**EXERCISE TASK**
Leave out the pictures, then reproduce the rest of the material exactly.

★ ★ ★

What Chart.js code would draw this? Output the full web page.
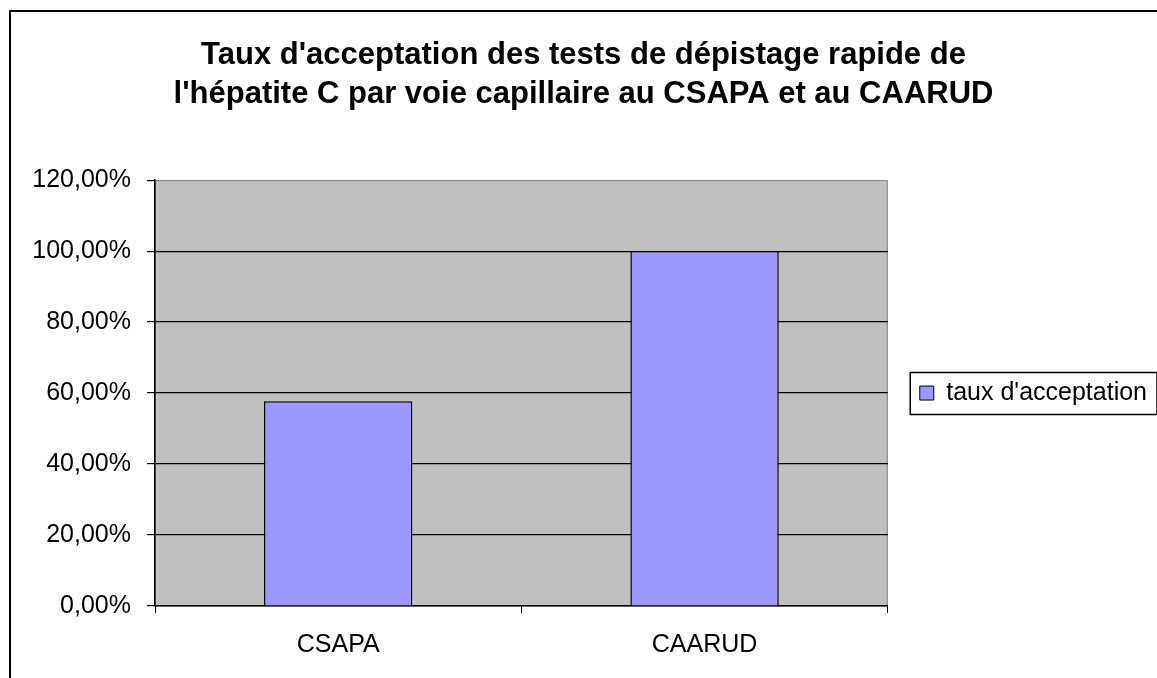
<!DOCTYPE html>
<html>
<head>
<meta charset="utf-8">
<style>
  html, body { margin: 0; padding: 0; background: #fff; }
  #wrap { width: 1157px; height: 678px; }
</style>
<script src="https://cdn.jsdelivr.net/npm/chart.js@4.4.0/dist/chart.umd.min.js"></script>
</head>
<body>
<div id="wrap"><canvas id="c" width="1157" height="678"></canvas></div>
<script>
const titleLines = ["Taux d'acceptation des tests de dépistage rapide de", "l'hépatite C par voie capillaire au CSAPA et au CAARUD"];
const categories = ["CSAPA", "CAARUD"];
const seriesName = "taux d'acceptation";
const acceptanceRates = [57.7, 100.0];
const yTicks = [0, 20, 40, 60, 80, 100, 120];

const FONT = "'Liberation Sans', Arial, sans-serif";

const framePlugin = {
  id: 'frame',
  beforeDraw(chart) {
    const ctx = chart.ctx, a = chart.chartArea;
    ctx.save();
    ctx.fillStyle = '#fff';
    ctx.fillRect(0, 0, chart.width, chart.height);
    ctx.strokeStyle = '#000';
    ctx.lineWidth = 2;
    ctx.beginPath();
    ctx.moveTo(10, chart.height);
    ctx.lineTo(10, 11);
    ctx.lineTo(chart.width, 11);
    ctx.stroke();
    ctx.fillStyle = '#C0C0C0';
    ctx.fillRect(a.left, a.top, a.right - a.left, a.bottom - a.top);
    ctx.strokeStyle = '#808080';
    ctx.lineWidth = 1;
    ctx.strokeRect(a.left + 0.5, a.top + 0.5, a.right - a.left - 1, a.bottom - a.top - 1);
    ctx.restore();
  },
  afterDraw(chart) {
    const lg = chart.legend;
    if (!lg || !lg.legendHitBoxes || !lg.legendHitBoxes.length) return;
    const hb = lg.legendHitBoxes[0];
    const ctx = chart.ctx;
    ctx.save();
    ctx.strokeStyle = '#000';
    ctx.lineWidth = 1.5;
    const cy = hb.top + hb.height / 2;
    const l = hb.left - 10;
    ctx.strokeRect(l + 0.5, Math.round(cy - 21) + 0.5, chart.width - l - 0.5, 42);
    ctx.restore();
  }
};

new Chart(document.getElementById('c'), {
  type: 'bar',
  data: {
    labels: categories,
    datasets: [{
      label: seriesName,
      data: acceptanceRates,
      backgroundColor: '#9999FF',
      borderColor: '#000',
      borderWidth: 1.5,
      barPercentage: 0.405,
      categoryPercentage: 1.0
    }]
  },
  options: {
    responsive: false,
    animation: false,
    devicePixelRatio: 1,
    layout: { padding: { top: 0, left: 10, right: 0, bottom: 0 } },
    plugins: {
      tooltip: { enabled: false },
      title: {
        display: true,
        text: titleLines,
        color: '#000',
        font: { family: FONT, size: 31, weight: 'bold', lineHeight: 1.26 },
        padding: { top: 36, bottom: 66 }
      },
      legend: {
        display: true,
        position: 'right',
        fullSize: false,
        labels: {
          color: '#000',
          font: { family: FONT, size: 25 },
          boxWidth: 14,
          boxHeight: 14,
          padding: 32,
          generateLabels(chart) {
            const ds = chart.data.datasets[0];
            return [{ text: ds.label, fillStyle: ds.backgroundColor, strokeStyle: '#000', lineWidth: 1, datasetIndex: 0 }];
          }
        }
      }
    },
    scales: {
      x: {
        offset: true,
        grid: { display: true, drawOnChartArea: false, drawTicks: true, tickLength: 7, color: '#000', offset: true },
        border: { display: true, color: '#000', width: 1.5 },
        ticks: { color: '#000', font: { family: FONT, size: 25 }, padding: 17, maxRotation: 0 },
        afterFit(s) { s.height = 72; }
      },
      y: {
        min: 0,
        max: 120,
        afterBuildTicks(s) { s.ticks = yTicks.map(v => ({ value: v })); },
        grid: {
          color: c => (c.tick && c.tick.value === 120) ? 'rgba(0,0,0,0)' : '#000',
          tickColor: '#000',
          tickLength: 8,
          lineWidth: 1.2
        },
        border: { display: true, color: '#000', width: 1.5 },
        ticks: {
          color: '#000',
          font: { family: FONT, size: 25 },
          padding: 16,
          callback: v => v.toFixed(2).replace('.', ',') + '%'
        },
        afterFit(s) { s.width = 145; }
      }
    }
  },
  plugins: [framePlugin]
});
</script>
</body>
</html>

★ ★ ★

**CORRECT OUTPUT**
What Chart.js code would draw this? Output the full web page.
<!DOCTYPE html>
<html>
<head>
<meta charset="utf-8">
<style>
  html, body { margin: 0; padding: 0; background: #fff; }
  #wrap { width: 1157px; height: 678px; }
</style>
<script src="https://cdn.jsdelivr.net/npm/chart.js@4.4.0/dist/chart.umd.min.js"></script>
</head>
<body>
<div id="wrap"><canvas id="c" width="1157" height="678"></canvas></div>
<script>
const titleLines = ["Taux d'acceptation des tests de dépistage rapide de", "l'hépatite C par voie capillaire au CSAPA et au CAARUD"];
const categories = ["CSAPA", "CAARUD"];
const seriesName = "taux d'acceptation";
const acceptanceRates = [57.7, 100.0];
const yTicks = [0, 20, 40, 60, 80, 100, 120];

const FONT = "'Liberation Sans', Arial, sans-serif";

const framePlugin = {
  id: 'frame',
  beforeDraw(chart) {
    const ctx = chart.ctx, a = chart.chartArea;
    ctx.save();
    ctx.fillStyle = '#fff';
    ctx.fillRect(0, 0, chart.width, chart.height);
    ctx.strokeStyle = '#000';
    ctx.lineWidth = 2;
    ctx.beginPath();
    ctx.moveTo(10, chart.height);
    ctx.lineTo(10, 11);
    ctx.lineTo(chart.width, 11);
    ctx.stroke();
    ctx.fillStyle = '#C0C0C0';
    ctx.fillRect(a.left, a.top, a.right - a.left, a.bottom - a.top);
    ctx.strokeStyle = '#808080';
    ctx.lineWidth = 1;
    ctx.strokeRect(a.left + 0.5, a.top + 0.5, a.right - a.left - 1, a.bottom - a.top - 1);
    ctx.restore();
  },
  afterDraw(chart) {
    const lg = chart.legend;
    if (!lg || !lg.legendHitBoxes || !lg.legendHitBoxes.length) return;
    const hb = lg.legendHitBoxes[0];
    const ctx = chart.ctx;
    ctx.save();
    ctx.strokeStyle = '#000';
    ctx.lineWidth = 1.5;
    const cy = hb.top + hb.height / 2;
    const l = hb.left - 10;
    ctx.strokeRect(l + 0.5, Math.round(cy - 21) + 0.5, chart.width - l - 0.5, 42);
    ctx.restore();
  }
};

new Chart(document.getElementById('c'), {
  type: 'bar',
  data: {
    labels: categories,
    datasets: [{
      label: seriesName,
      data: acceptanceRates,
      backgroundColor: '#9999FF',
      borderColor: '#000',
      borderWidth: 1.5,
      barPercentage: 0.405,
      categoryPercentage: 1.0
    }]
  },
  options: {
    responsive: false,
    animation: false,
    devicePixelRatio: 1,
    layout: { padding: { top: 0, left: 10, right: 0, bottom: 0 } },
    plugins: {
      tooltip: { enabled: false },
      title: {
        display: true,
        text: titleLines,
        color: '#000',
        font: { family: FONT, size: 31, weight: 'bold', lineHeight: 1.26 },
        padding: { top: 36, bottom: 66 }
      },
      legend: {
        display: true,
        position: 'right',
        fullSize: false,
        labels: {
          color: '#000',
          font: { family: FONT, size: 25 },
          boxWidth: 14,
          boxHeight: 14,
          padding: 32,
          generateLabels(chart) {
            const ds = chart.data.datasets[0];
            return [{ text: ds.label, fillStyle: ds.backgroundColor, strokeStyle: '#000', lineWidth: 1, datasetIndex: 0 }];
          }
        }
      }
    },
    scales: {
      x: {
        offset: true,
        grid: { display: true, drawOnChartArea: false, drawTicks: true, tickLength: 7, color: '#000', offset: true },
        border: { display: true, color: '#000', width: 1.5 },
        ticks: { color: '#000', font: { family: FONT, size: 25 }, padding: 17, maxRotation: 0 },
        afterFit(s) { s.height = 72; }
      },
      y: {
        min: 0,
        max: 120,
        afterBuildTicks(s) { s.ticks = yTicks.map(v => ({ value: v })); },
        grid: {
          color: c => (c.tick && c.tick.value === 120) ? 'rgba(0,0,0,0)' : '#000',
          tickColor: '#000',
          tickLength: 8,
          lineWidth: 1.2
        },
        border: { display: true, color: '#000', width: 1.5 },
        ticks: {
          color: '#000',
          font: { family: FONT, size: 25 },
          padding: 16,
          callback: v => v.toFixed(2).replace('.', ',') + '%'
        },
        afterFit(s) { s.width = 145; }
      }
    }
  },
  plugins: [framePlugin]
});
</script>
</body>
</html>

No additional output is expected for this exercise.